▶ [Collected material]:
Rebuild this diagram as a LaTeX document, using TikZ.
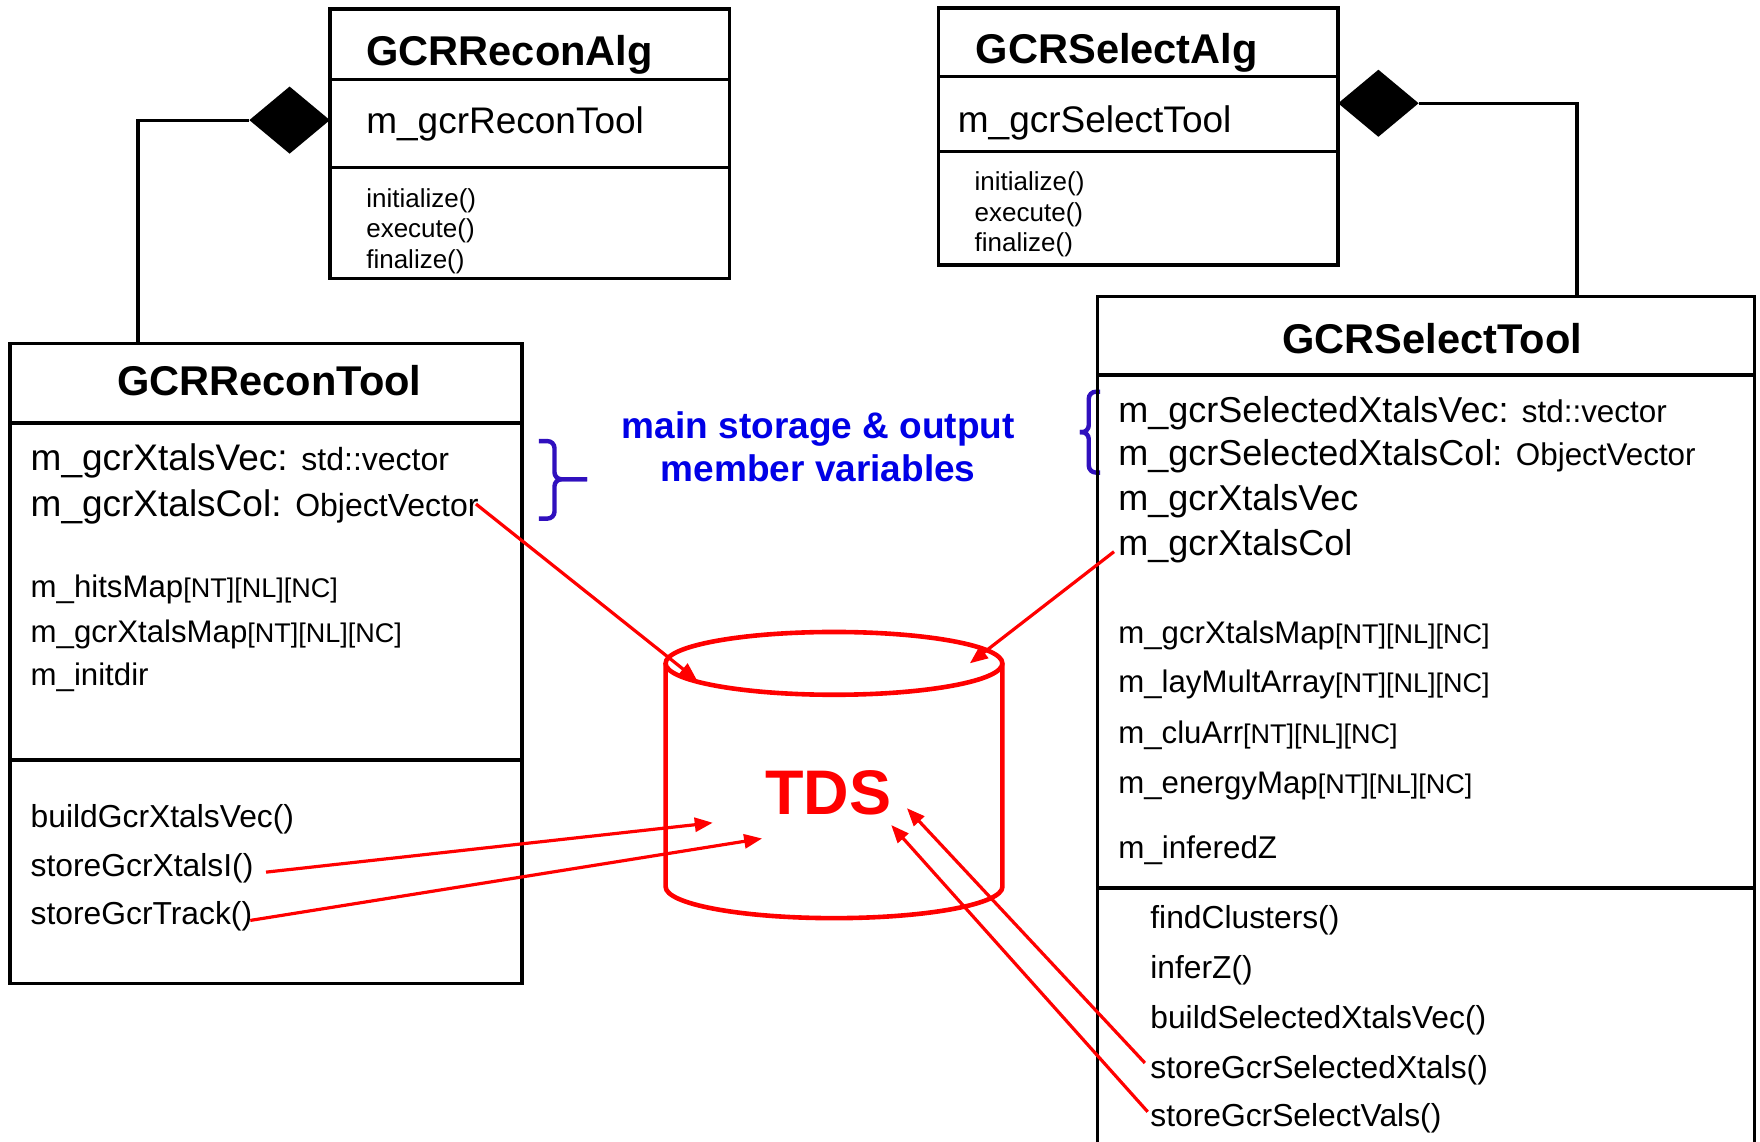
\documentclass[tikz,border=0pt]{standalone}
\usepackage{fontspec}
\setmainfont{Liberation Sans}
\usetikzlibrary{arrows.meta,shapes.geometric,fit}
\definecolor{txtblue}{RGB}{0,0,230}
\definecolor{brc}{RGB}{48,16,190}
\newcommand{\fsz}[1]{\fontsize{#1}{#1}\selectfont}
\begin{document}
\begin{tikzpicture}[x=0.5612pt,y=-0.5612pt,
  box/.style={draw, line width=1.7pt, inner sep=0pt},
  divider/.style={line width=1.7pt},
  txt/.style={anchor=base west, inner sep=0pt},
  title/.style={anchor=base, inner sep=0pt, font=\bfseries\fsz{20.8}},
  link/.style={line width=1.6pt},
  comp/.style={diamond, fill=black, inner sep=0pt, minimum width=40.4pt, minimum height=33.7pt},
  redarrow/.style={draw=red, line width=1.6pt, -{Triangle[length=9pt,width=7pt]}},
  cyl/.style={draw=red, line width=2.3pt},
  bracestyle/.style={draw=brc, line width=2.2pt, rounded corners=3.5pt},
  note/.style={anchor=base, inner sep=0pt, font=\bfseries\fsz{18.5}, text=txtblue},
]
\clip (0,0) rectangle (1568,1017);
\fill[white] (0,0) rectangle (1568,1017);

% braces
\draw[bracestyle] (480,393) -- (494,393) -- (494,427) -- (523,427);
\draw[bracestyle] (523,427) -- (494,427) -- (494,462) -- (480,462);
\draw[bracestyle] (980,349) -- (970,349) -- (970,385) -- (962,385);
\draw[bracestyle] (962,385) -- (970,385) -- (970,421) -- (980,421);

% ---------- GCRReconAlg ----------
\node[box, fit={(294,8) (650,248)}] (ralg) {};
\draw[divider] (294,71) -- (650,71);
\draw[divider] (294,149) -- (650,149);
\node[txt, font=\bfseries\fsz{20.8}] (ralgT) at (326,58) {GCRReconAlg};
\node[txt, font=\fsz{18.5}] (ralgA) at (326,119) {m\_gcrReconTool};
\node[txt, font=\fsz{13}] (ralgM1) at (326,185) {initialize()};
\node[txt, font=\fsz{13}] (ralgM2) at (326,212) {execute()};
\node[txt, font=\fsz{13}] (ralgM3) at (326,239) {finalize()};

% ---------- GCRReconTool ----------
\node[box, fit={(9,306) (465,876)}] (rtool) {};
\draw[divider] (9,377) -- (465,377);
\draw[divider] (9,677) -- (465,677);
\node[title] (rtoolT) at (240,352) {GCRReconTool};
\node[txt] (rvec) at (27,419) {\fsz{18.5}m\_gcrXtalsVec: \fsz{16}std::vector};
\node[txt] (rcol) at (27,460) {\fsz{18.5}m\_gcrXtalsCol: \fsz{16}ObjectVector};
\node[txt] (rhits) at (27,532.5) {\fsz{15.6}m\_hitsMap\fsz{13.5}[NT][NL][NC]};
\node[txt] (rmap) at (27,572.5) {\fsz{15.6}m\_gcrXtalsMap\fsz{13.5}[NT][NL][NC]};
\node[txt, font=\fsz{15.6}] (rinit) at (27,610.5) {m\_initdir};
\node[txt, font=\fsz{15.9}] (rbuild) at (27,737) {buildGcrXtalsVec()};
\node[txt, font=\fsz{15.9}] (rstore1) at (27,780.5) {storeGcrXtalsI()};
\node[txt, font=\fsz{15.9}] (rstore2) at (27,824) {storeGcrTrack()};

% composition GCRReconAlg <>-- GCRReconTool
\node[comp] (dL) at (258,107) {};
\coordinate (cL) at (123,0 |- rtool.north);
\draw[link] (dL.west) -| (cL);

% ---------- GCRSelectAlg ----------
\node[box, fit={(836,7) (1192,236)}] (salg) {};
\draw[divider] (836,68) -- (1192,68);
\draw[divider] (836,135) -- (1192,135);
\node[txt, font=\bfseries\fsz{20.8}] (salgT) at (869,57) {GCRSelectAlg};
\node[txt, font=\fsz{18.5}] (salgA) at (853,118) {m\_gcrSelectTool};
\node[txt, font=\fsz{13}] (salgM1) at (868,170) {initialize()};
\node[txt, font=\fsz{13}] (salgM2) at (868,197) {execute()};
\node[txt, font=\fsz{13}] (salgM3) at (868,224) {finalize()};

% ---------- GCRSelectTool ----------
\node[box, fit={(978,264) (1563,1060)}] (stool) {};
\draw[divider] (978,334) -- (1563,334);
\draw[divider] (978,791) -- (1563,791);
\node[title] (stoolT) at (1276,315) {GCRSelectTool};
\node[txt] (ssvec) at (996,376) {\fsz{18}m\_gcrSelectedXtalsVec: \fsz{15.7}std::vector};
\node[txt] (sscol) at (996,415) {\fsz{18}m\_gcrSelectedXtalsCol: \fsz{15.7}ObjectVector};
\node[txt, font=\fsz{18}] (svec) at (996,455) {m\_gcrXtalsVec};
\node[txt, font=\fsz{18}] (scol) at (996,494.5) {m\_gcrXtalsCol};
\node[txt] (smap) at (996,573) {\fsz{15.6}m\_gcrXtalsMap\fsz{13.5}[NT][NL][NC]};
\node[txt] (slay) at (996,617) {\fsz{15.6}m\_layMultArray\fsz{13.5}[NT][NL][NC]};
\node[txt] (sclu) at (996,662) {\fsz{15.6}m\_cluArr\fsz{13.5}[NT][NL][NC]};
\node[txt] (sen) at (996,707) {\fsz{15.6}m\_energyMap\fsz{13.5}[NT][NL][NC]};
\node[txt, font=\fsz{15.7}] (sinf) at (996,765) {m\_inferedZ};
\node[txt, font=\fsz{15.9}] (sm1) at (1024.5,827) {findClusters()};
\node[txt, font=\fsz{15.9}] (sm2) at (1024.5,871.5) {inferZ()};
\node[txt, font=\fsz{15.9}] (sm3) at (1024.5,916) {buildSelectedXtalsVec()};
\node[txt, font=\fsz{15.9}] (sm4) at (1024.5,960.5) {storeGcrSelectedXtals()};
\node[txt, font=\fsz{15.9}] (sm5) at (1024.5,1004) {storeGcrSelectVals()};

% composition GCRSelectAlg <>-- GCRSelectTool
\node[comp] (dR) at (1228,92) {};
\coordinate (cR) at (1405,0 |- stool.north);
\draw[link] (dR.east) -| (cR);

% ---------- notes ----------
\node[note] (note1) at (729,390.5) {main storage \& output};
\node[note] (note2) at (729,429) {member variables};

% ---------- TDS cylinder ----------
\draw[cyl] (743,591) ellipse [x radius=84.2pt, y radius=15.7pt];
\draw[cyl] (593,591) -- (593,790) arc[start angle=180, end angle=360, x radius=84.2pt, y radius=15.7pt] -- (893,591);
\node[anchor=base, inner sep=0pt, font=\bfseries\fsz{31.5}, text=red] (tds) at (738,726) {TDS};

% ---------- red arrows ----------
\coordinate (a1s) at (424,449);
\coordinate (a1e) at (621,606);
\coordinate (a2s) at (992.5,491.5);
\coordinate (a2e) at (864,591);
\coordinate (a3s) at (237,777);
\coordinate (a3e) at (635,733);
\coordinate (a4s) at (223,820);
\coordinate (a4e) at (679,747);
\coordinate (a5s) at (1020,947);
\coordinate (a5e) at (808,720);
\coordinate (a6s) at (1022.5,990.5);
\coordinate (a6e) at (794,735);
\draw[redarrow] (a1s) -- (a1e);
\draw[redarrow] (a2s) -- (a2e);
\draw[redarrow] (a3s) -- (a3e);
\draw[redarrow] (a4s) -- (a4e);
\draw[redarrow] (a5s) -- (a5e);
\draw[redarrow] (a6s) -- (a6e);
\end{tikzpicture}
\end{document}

▶ [Task prompt]:
Copy each line above precisely, dropping the pictures.

▶ [Answer for the task]:
Rebuild this diagram as a LaTeX document, using TikZ.
\documentclass[tikz,border=0pt]{standalone}
\usepackage{fontspec}
\setmainfont{Liberation Sans}
\usetikzlibrary{arrows.meta,shapes.geometric,fit}
\definecolor{txtblue}{RGB}{0,0,230}
\definecolor{brc}{RGB}{48,16,190}
\newcommand{\fsz}[1]{\fontsize{#1}{#1}\selectfont}
\begin{document}
\begin{tikzpicture}[x=0.5612pt,y=-0.5612pt,
  box/.style={draw, line width=1.7pt, inner sep=0pt},
  divider/.style={line width=1.7pt},
  txt/.style={anchor=base west, inner sep=0pt},
  title/.style={anchor=base, inner sep=0pt, font=\bfseries\fsz{20.8}},
  link/.style={line width=1.6pt},
  comp/.style={diamond, fill=black, inner sep=0pt, minimum width=40.4pt, minimum height=33.7pt},
  redarrow/.style={draw=red, line width=1.6pt, -{Triangle[length=9pt,width=7pt]}},
  cyl/.style={draw=red, line width=2.3pt},
  bracestyle/.style={draw=brc, line width=2.2pt, rounded corners=3.5pt},
  note/.style={anchor=base, inner sep=0pt, font=\bfseries\fsz{18.5}, text=txtblue},
]
\clip (0,0) rectangle (1568,1017);
\fill[white] (0,0) rectangle (1568,1017);

% braces
\draw[bracestyle] (480,393) -- (494,393) -- (494,427) -- (523,427);
\draw[bracestyle] (523,427) -- (494,427) -- (494,462) -- (480,462);
\draw[bracestyle] (980,349) -- (970,349) -- (970,385) -- (962,385);
\draw[bracestyle] (962,385) -- (970,385) -- (970,421) -- (980,421);

% ---------- GCRReconAlg ----------
\node[box, fit={(294,8) (650,248)}] (ralg) {};
\draw[divider] (294,71) -- (650,71);
\draw[divider] (294,149) -- (650,149);
\node[txt, font=\bfseries\fsz{20.8}] (ralgT) at (326,58) {GCRReconAlg};
\node[txt, font=\fsz{18.5}] (ralgA) at (326,119) {m\_gcrReconTool};
\node[txt, font=\fsz{13}] (ralgM1) at (326,185) {initialize()};
\node[txt, font=\fsz{13}] (ralgM2) at (326,212) {execute()};
\node[txt, font=\fsz{13}] (ralgM3) at (326,239) {finalize()};

% ---------- GCRReconTool ----------
\node[box, fit={(9,306) (465,876)}] (rtool) {};
\draw[divider] (9,377) -- (465,377);
\draw[divider] (9,677) -- (465,677);
\node[title] (rtoolT) at (240,352) {GCRReconTool};
\node[txt] (rvec) at (27,419) {\fsz{18.5}m\_gcrXtalsVec: \fsz{16}std::vector};
\node[txt] (rcol) at (27,460) {\fsz{18.5}m\_gcrXtalsCol: \fsz{16}ObjectVector};
\node[txt] (rhits) at (27,532.5) {\fsz{15.6}m\_hitsMap\fsz{13.5}[NT][NL][NC]};
\node[txt] (rmap) at (27,572.5) {\fsz{15.6}m\_gcrXtalsMap\fsz{13.5}[NT][NL][NC]};
\node[txt, font=\fsz{15.6}] (rinit) at (27,610.5) {m\_initdir};
\node[txt, font=\fsz{15.9}] (rbuild) at (27,737) {buildGcrXtalsVec()};
\node[txt, font=\fsz{15.9}] (rstore1) at (27,780.5) {storeGcrXtalsI()};
\node[txt, font=\fsz{15.9}] (rstore2) at (27,824) {storeGcrTrack()};

% composition GCRReconAlg <>-- GCRReconTool
\node[comp] (dL) at (258,107) {};
\coordinate (cL) at (123,0 |- rtool.north);
\draw[link] (dL.west) -| (cL);

% ---------- GCRSelectAlg ----------
\node[box, fit={(836,7) (1192,236)}] (salg) {};
\draw[divider] (836,68) -- (1192,68);
\draw[divider] (836,135) -- (1192,135);
\node[txt, font=\bfseries\fsz{20.8}] (salgT) at (869,57) {GCRSelectAlg};
\node[txt, font=\fsz{18.5}] (salgA) at (853,118) {m\_gcrSelectTool};
\node[txt, font=\fsz{13}] (salgM1) at (868,170) {initialize()};
\node[txt, font=\fsz{13}] (salgM2) at (868,197) {execute()};
\node[txt, font=\fsz{13}] (salgM3) at (868,224) {finalize()};

% ---------- GCRSelectTool ----------
\node[box, fit={(978,264) (1563,1060)}] (stool) {};
\draw[divider] (978,334) -- (1563,334);
\draw[divider] (978,791) -- (1563,791);
\node[title] (stoolT) at (1276,315) {GCRSelectTool};
\node[txt] (ssvec) at (996,376) {\fsz{18}m\_gcrSelectedXtalsVec: \fsz{15.7}std::vector};
\node[txt] (sscol) at (996,415) {\fsz{18}m\_gcrSelectedXtalsCol: \fsz{15.7}ObjectVector};
\node[txt, font=\fsz{18}] (svec) at (996,455) {m\_gcrXtalsVec};
\node[txt, font=\fsz{18}] (scol) at (996,494.5) {m\_gcrXtalsCol};
\node[txt] (smap) at (996,573) {\fsz{15.6}m\_gcrXtalsMap\fsz{13.5}[NT][NL][NC]};
\node[txt] (slay) at (996,617) {\fsz{15.6}m\_layMultArray\fsz{13.5}[NT][NL][NC]};
\node[txt] (sclu) at (996,662) {\fsz{15.6}m\_cluArr\fsz{13.5}[NT][NL][NC]};
\node[txt] (sen) at (996,707) {\fsz{15.6}m\_energyMap\fsz{13.5}[NT][NL][NC]};
\node[txt, font=\fsz{15.7}] (sinf) at (996,765) {m\_inferedZ};
\node[txt, font=\fsz{15.9}] (sm1) at (1024.5,827) {findClusters()};
\node[txt, font=\fsz{15.9}] (sm2) at (1024.5,871.5) {inferZ()};
\node[txt, font=\fsz{15.9}] (sm3) at (1024.5,916) {buildSelectedXtalsVec()};
\node[txt, font=\fsz{15.9}] (sm4) at (1024.5,960.5) {storeGcrSelectedXtals()};
\node[txt, font=\fsz{15.9}] (sm5) at (1024.5,1004) {storeGcrSelectVals()};

% composition GCRSelectAlg <>-- GCRSelectTool
\node[comp] (dR) at (1228,92) {};
\coordinate (cR) at (1405,0 |- stool.north);
\draw[link] (dR.east) -| (cR);

% ---------- notes ----------
\node[note] (note1) at (729,390.5) {main storage \& output};
\node[note] (note2) at (729,429) {member variables};

% ---------- TDS cylinder ----------
\draw[cyl] (743,591) ellipse [x radius=84.2pt, y radius=15.7pt];
\draw[cyl] (593,591) -- (593,790) arc[start angle=180, end angle=360, x radius=84.2pt, y radius=15.7pt] -- (893,591);
\node[anchor=base, inner sep=0pt, font=\bfseries\fsz{31.5}, text=red] (tds) at (738,726) {TDS};

% ---------- red arrows ----------
\coordinate (a1s) at (424,449);
\coordinate (a1e) at (621,606);
\coordinate (a2s) at (992.5,491.5);
\coordinate (a2e) at (864,591);
\coordinate (a3s) at (237,777);
\coordinate (a3e) at (635,733);
\coordinate (a4s) at (223,820);
\coordinate (a4e) at (679,747);
\coordinate (a5s) at (1020,947);
\coordinate (a5e) at (808,720);
\coordinate (a6s) at (1022.5,990.5);
\coordinate (a6e) at (794,735);
\draw[redarrow] (a1s) -- (a1e);
\draw[redarrow] (a2s) -- (a2e);
\draw[redarrow] (a3s) -- (a3e);
\draw[redarrow] (a4s) -- (a4e);
\draw[redarrow] (a5s) -- (a5e);
\draw[redarrow] (a6s) -- (a6e);
\end{tikzpicture}
\end{document}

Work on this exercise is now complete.